Dana used the VAR report and her personal knowledge of the Williamsburg market to guide her class presentation. “Overall, sales inched up in the second quarter from last year at this time.”
Sales activity varies by city or county. York County showed the biggest growth with an increase of seven percent over last year at this time. James City County showed a mere one percent drop and the City of Williamsburg remained the same from a year ago. Overall, the Williamsburg area’s housing market and regional economy remains strong, bolstered by historically low interest rates.
“Good inventory that is priced right is extremely important, but the condition of the home matters, too” said Dana, an award-winning REALTOR® for many years. “Some price points are better than others. Homes in the $200,000 to $300,000 are hard to find. Higher priced homes usually take longer to sell.”
Home maintenance and staging are also important when presenting your home for sale.
“If you have a home to sell, make it ready to sell. It is important to spruce up what you can. Get the help of a professional to look at what you have to offer. Many REALTORS® can often tell you what you need to do before putting your home on the market and have access to professional stagers who can take what you have and arrange it so it shows off your home in the best light.
“We need to remember that when selling your home, it becomes a commodity and must be treated as such.”
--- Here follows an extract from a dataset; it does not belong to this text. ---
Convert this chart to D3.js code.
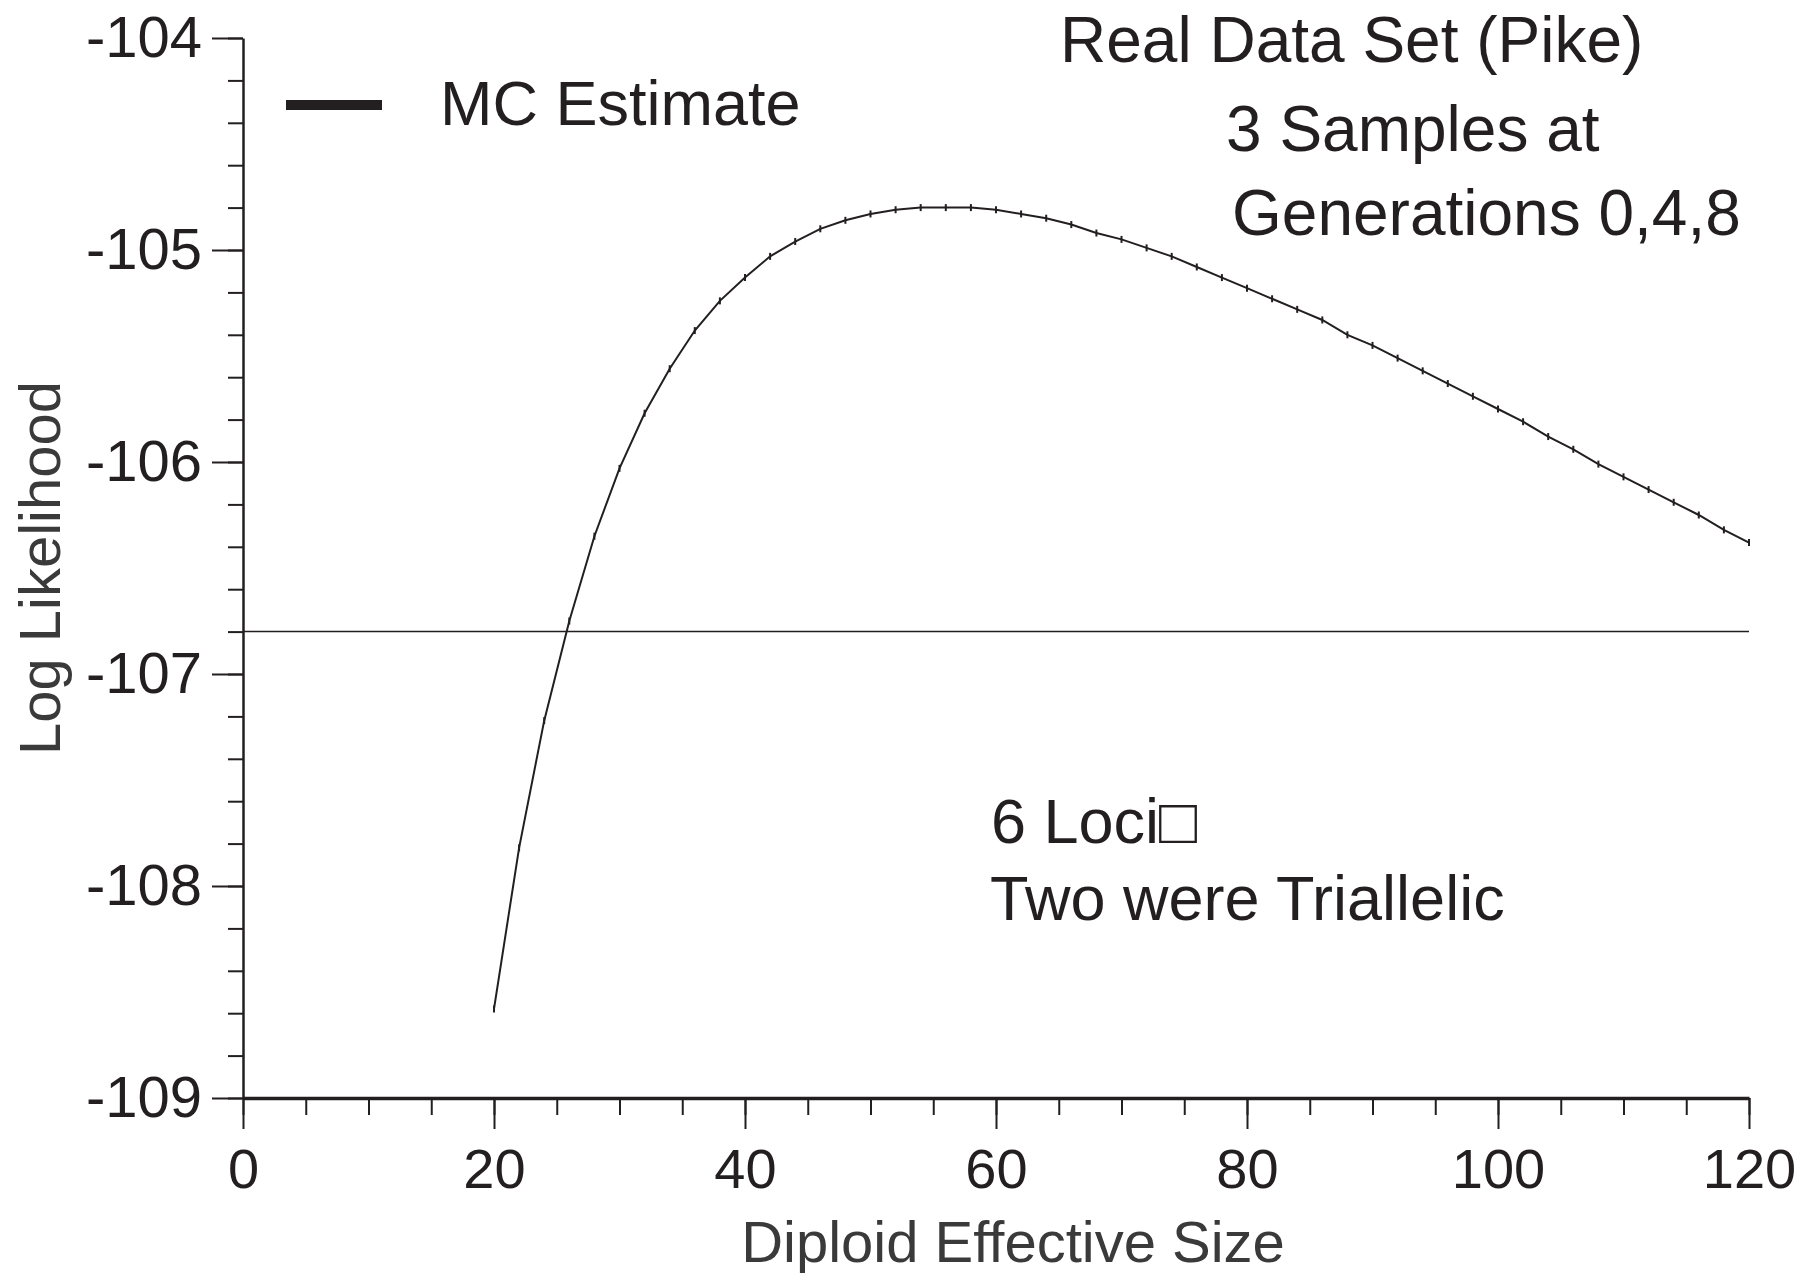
<!DOCTYPE html>
<html>
<head>
<meta charset="utf-8">
<script src="https://cdn.jsdelivr.net/npm/d3@7"></script>
<style>
  body { margin: 0; background: #fff; }
  svg text { font-family: "Liberation Sans", Arial, Helvetica, sans-serif; fill: #231f20; }
</style>
</head>
<body>
<div id="chart"></div>
<script>
// data
var effSize = [20, 22, 24, 26, 28, 30, 32, 34, 36, 38, 40, 42, 44, 46, 48, 50, 52, 54, 56, 58,
               60, 62, 64, 66, 68, 70, 72, 74, 76, 78, 80, 82, 84, 86, 88, 90, 92, 94, 96, 98,
               100, 102, 104, 106, 108, 110, 112, 114, 116, 118, 120];
var logLik = [-108.58, -107.82, -107.22, -106.75, -106.35, -106.03, -105.77, -105.56, -105.38, -105.24,
              -105.13, -105.03, -104.96, -104.90, -104.86, -104.83, -104.81, -104.80, -104.80, -104.80,
              -104.81, -104.83, -104.85, -104.88, -104.92, -104.95, -104.99, -105.03, -105.08, -105.13,
              -105.18, -105.23, -105.28, -105.33, -105.40, -105.45, -105.51, -105.57, -105.63, -105.69,
              -105.75, -105.81, -105.88, -105.94, -106.01, -106.07, -106.13, -106.19, -106.25, -106.32,
              -106.38];
var cutoff = -106.80;

var xTicks = [0, 20, 40, 60, 80, 100, 120];
var yTicks = [-104, -105, -106, -107, -108, -109];

var W = 1820, H = 1273;
var pLeft = 243, pRight = 1749, pTop = 38, pBottom = 1098;

var svg = d3.select("#chart").append("svg")
  .attr("width", W)
  .attr("height", H);

var x = d3.scaleLinear().domain([0, 120]).range([pLeft, pRight]);
var y = d3.scaleLinear().domain([-109, -104]).range([pBottom, pTop]);

// minor ticks first
svg.append("g")
  .attr("class", "x_minor")
  .attr("transform", "translate(0," + pBottom + ")")
  .call(d3.axisBottom(x).tickValues(d3.range(0, 121, 5)).tickSize(17).tickFormat(""));
svg.append("g")
  .attr("class", "y_minor")
  .attr("transform", "translate(" + pLeft + ",0)")
  .call(d3.axisLeft(y).tickValues(d3.range(-109, -103.99, 0.2)).tickSize(15).tickFormat(""));

var xAxis = svg.append("g")
  .attr("class", "x_axis")
  .attr("transform", "translate(0," + pBottom + ")")
  .call(d3.axisBottom(x).tickValues(xTicks).tickSize(31).tickSizeOuter(0).tickPadding(19)
    .tickFormat(function(d) { return String(d); }));
var yAxis = svg.append("g")
  .attr("class", "y_axis")
  .attr("transform", "translate(" + pLeft + ",0)")
  .call(d3.axisLeft(y).tickValues(yTicks).tickSize(31).tickSizeOuter(0).tickPadding(10)
    .tickFormat(function(d) { return String(d); }));

svg.selectAll(".x_minor path, .y_minor path").remove();
svg.selectAll("g.tick line").attr("stroke", "#231f20").attr("stroke-width", 2);
xAxis.select(".domain").attr("stroke", "#231f20").attr("stroke-width", 3.5);
yAxis.select(".domain").attr("stroke", "#231f20").attr("stroke-width", 2.5);
svg.selectAll(".x_axis text, .y_axis text")
  .attr("font-size", "56px")
  .attr("fill", "#231f20")
  .style("font-family", "'Liberation Sans', Arial, sans-serif");
yAxis.selectAll("text").attr("font-size", "58px");

// cutoff line
svg.append("line")
  .attr("x1", x(0)).attr("x2", x(120))
  .attr("y1", y(cutoff)).attr("y2", y(cutoff))
  .attr("stroke", "#231f20")
  .attr("stroke-width", 1.5);

// the MC estimate curve
var pts = effSize.map(function(d, i) { return [d, logLik[i]]; });
svg.append("path")
  .datum(pts)
  .attr("fill", "none")
  .attr("stroke", "#231f20")
  .attr("stroke-width", 2)
  .attr("d", d3.line().x(function(d) { return x(d[0]); }).y(function(d) { return y(d[1]); }));

svg.selectAll(".pt").data(pts).enter()
  .append("line")
  .attr("class", "pt")
  .attr("x1", function(d) { return x(d[0]); })
  .attr("x2", function(d) { return x(d[0]); })
  .attr("y1", function(d) { return y(d[1]) - 3.5; })
  .attr("y2", function(d) { return y(d[1]) + 3.5; })
  .attr("stroke", "#231f20")
  .attr("stroke-width", 2);

// legend
svg.append("line")
  .attr("x1", 286).attr("x2", 382)
  .attr("y1", 105).attr("y2", 105)
  .attr("stroke", "#231f20")
  .attr("stroke-width", 10);
svg.append("text")
  .attr("x", 440).attr("y", 125)
  .attr("font-size", "63px")
  .text("MC Estimate");

// annotations
var notesTop = [["Real Data Set (Pike)", 1060, 62], ["3 Samples at", 1226, 151], ["Generations 0,4,8", 1232, 235]];
svg.selectAll(".note_top").data(notesTop).enter()
  .append("text")
  .attr("class", "note_top")
  .attr("x", function(d) { return d[1]; })
  .attr("y", function(d) { return d[2]; })
  .attr("font-size", "64px")
  .text(function(d) { return d[0]; });

var notesLow = [["6 Loci\u25A1", 991, 843], ["Two were Triallelic", 990, 920]];
svg.selectAll(".note_low").data(notesLow).enter()
  .append("text")
  .attr("class", "note_low")
  .attr("x", function(d) { return d[1]; })
  .attr("y", function(d) { return d[2]; })
  .attr("font-size", "63px")
  .text(function(d) { return d[0]; });

// axis titles
svg.append("text")
  .attr("x", 1013)
  .attr("y", 1262)
  .attr("text-anchor", "middle")
  .attr("font-size", "58px")
  .style("fill", "#3a3a3a")
  .text("Diploid Effective Size");

svg.append("text")
  .attr("transform", "translate(60," + ((pTop + pBottom) / 2) + ") rotate(-90)")
  .attr("text-anchor", "middle")
  .attr("font-size", "58px")
  .style("fill", "#3a3a3a")
  .text("Log Likelihood");
</script>
</body>
</html>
An overpriced home can have a very real negative impact and can slow the sale down. “The most activity when a home is put on the market is in the few couple of weeks,” she said. “A poorly priced home may get overlooked in the searches. That is why a home that is priced right has a much greater chance of selling quickly.”
In closing, Dana also pointed out that the Williamsburg real estate is currently a balanced market. “Listings aren’t selling like hotcakes, but they’re not staying on the market too long either.”